25.3.24

Dar corda aos pedais

Radiohead, “The Thief”, in https://www.youtube.com/watch?v=YmQ4gkdC6EI

Vinha aí a maré má. Os heróis faziam peito. Os pobres não sabiam que podiam ser despedaçados pela maré mortífera. Insistiam na heroicidade estulta: se eles não fossem heróis, a maré ia ceifar mais inocentes. Os heróis eram os procuradores dos inocentes. Viciados em indigência ao quadrado, os heróis de pacotilha nem sabiam que o número de vítimas era independente de haver um punhado de heróis a receber, em primeira mão, as ondas assassinas.

Os que tinham os pés assentes em terra firme que cuidassem da vidinha. Já que estavam assentes em terra firme, antes pegar neles e zarpar para um lugar antípoda onde a maré má não conseguisse ancorar. No momento de dar corda aos pedais, nem todos teriam bicicletas disponíveis (a desproporção entre habitantes e velocípedes ainda era grande – e os turistas tinham de ser somados para se ativar a equação).

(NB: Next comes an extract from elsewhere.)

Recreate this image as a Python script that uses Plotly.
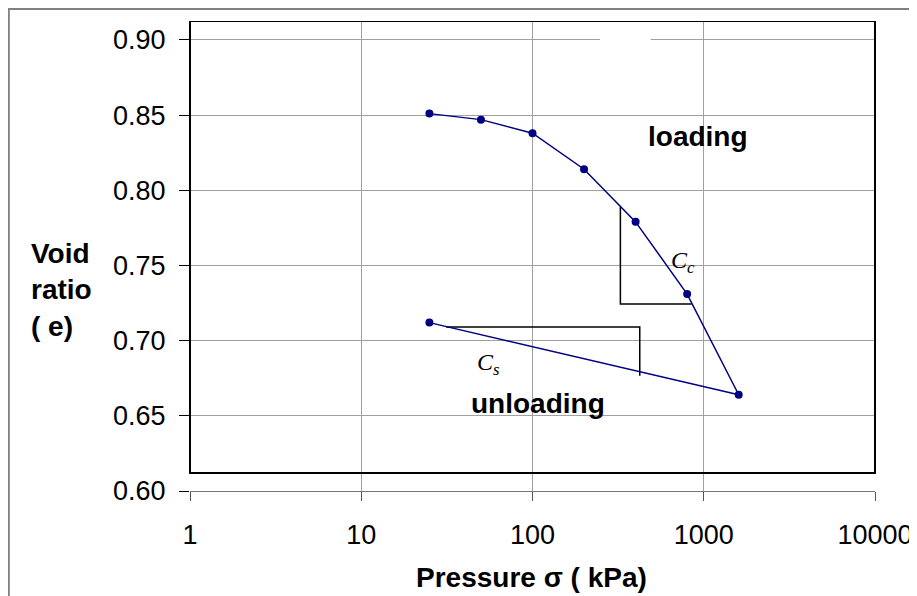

Alguns motins irromperam entre os menos-cidadãos que só queriam tratar da sua isolada vidinha e não hesitavam em condenar à morte os que conseguissem apear das bicicletas recrutadas para a fuga.

Este era um mal que não apoquentava os que não sabiam andar de bicicleta. Teriam de dar à perna, na falta de pedais a concurso. Mover-se-iam com o vagar do passo ainda que acelerado. Os que davam ao pedal tinham mais hipóteses de se salvarem da maré má.

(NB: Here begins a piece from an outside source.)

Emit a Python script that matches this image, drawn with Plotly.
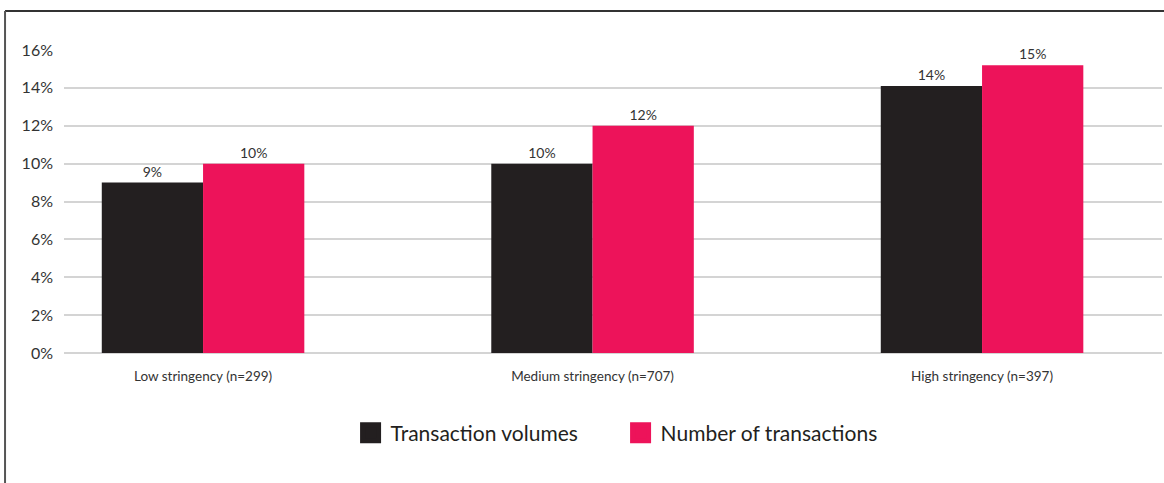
import plotly.graph_objects as go

categories = ["Low stringency (n=299)", "Medium stringency (n=707)", "High stringency (n=397)"]
transaction_volumes = [9.0, 10.0, 14.1]
number_of_transactions = [10.0, 12.0, 15.2]
series_names = ["Transaction volumes", "Number of transactions"]
tick_vals = [0, 2, 4, 6, 8, 10, 12, 14, 16]
tick_text = [f"{v}%" for v in tick_vals]

BLACK = "#231F20"
PINK = "#ED135A"
FONT = "Lato, 'Noto Sans', sans-serif"

fig = go.Figure()
for name, vals, col in [(series_names[0], transaction_volumes, BLACK),
                        (series_names[1], number_of_transactions, PINK)]:
    fig.add_trace(go.Bar(
        x=categories, y=vals, name=name, marker=dict(color=col, line=dict(width=0)),
        text=[f"{round(v)}%" for v in vals], textposition="outside",
        textfont=dict(size=14, color="#333333", family=FONT),
        cliponaxis=False, showlegend=False,
    ))
    # legend proxies
    fig.add_trace(go.Scatter(
        x=[None], y=[None], mode="markers", name=name,
        marker=dict(symbol="square", size=16, color=col, line=dict(color=col, width=5)),
        showlegend=True,
    ))

fig.update_layout(
    width=1164, height=483,
    margin=dict(l=64, r=2, t=50, b=130),
    paper_bgcolor="white", plot_bgcolor="white",
    barmode="group", bargap=0.48, bargroupgap=0,
    font=dict(family=FONT, color="#333333"),
    showlegend=True,
    legend=dict(orientation="h", x=0.5069, xanchor="center", y=-0.264, yanchor="middle",
                font=dict(size=21, color="#231F20"), itemsizing="trace",
                traceorder="normal", itemwidth=30,
                entrywidth=225, entrywidthmode="pixels"),
    xaxis=dict(type="category", range=[-0.357, 2.462], showgrid=False, showline=False,
               zeroline=False, ticks="", tickfont=dict(size=13.5, color="#333333"),
               ticklabelstandoff=13),
    yaxis=dict(range=[0, 16], tickvals=tick_vals, ticktext=tick_text,
               showgrid=True, gridcolor="#D4D4D4", gridwidth=1.5,
               zeroline=True, zerolinecolor="#D4D4D4", zerolinewidth=1.5,
               showline=False, ticks="", tickfont=dict(size=16, color="#333333"),
               ticklabelstandoff=10),
)

# frame lines (top and left) of the original figure box
fig.add_shape(type="line", xref="paper", yref="paper", x0=-0.0537, x1=1.01, y0=1.129, y1=1.129,
              line=dict(color="#333333", width=2))
fig.add_shape(type="line", xref="paper", yref="paper", x0=-0.0537, x1=-0.0537, y0=1.129, y1=-0.45,
              line=dict(color="#555555", width=2))

fig.write_html("out.html", config={"displayModeBar": False},
               post_script="document.body.style.margin='0';")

Na desordem instalada, até as forças da ordem seriam extintas das ruas. Todos ficavam entregues à sua diligência, talvez ao acaso. Por essa altura, já os heróis tinham deixado de o ser, engolidos pela voragem da maré malévola. 

Mas, afinal, tinha sido falso alarme. No observatório das marés (os peritos não gostavam da palavra marégrafo – e os peritos tinham um terrível mau gosto), os cálculos a favor da maré má foram feitos depois de almoço. Erraram por excesso. Tinham dado muita corda ao álcool. No próprio dia, o ministro da tutela pôs uns patins aos peritos que causaram tanto alarme infundamentado. Ao menos, os heróis ainda estavam presentes. Lamentando-se, contudo, por não poderem provar que eram heróis.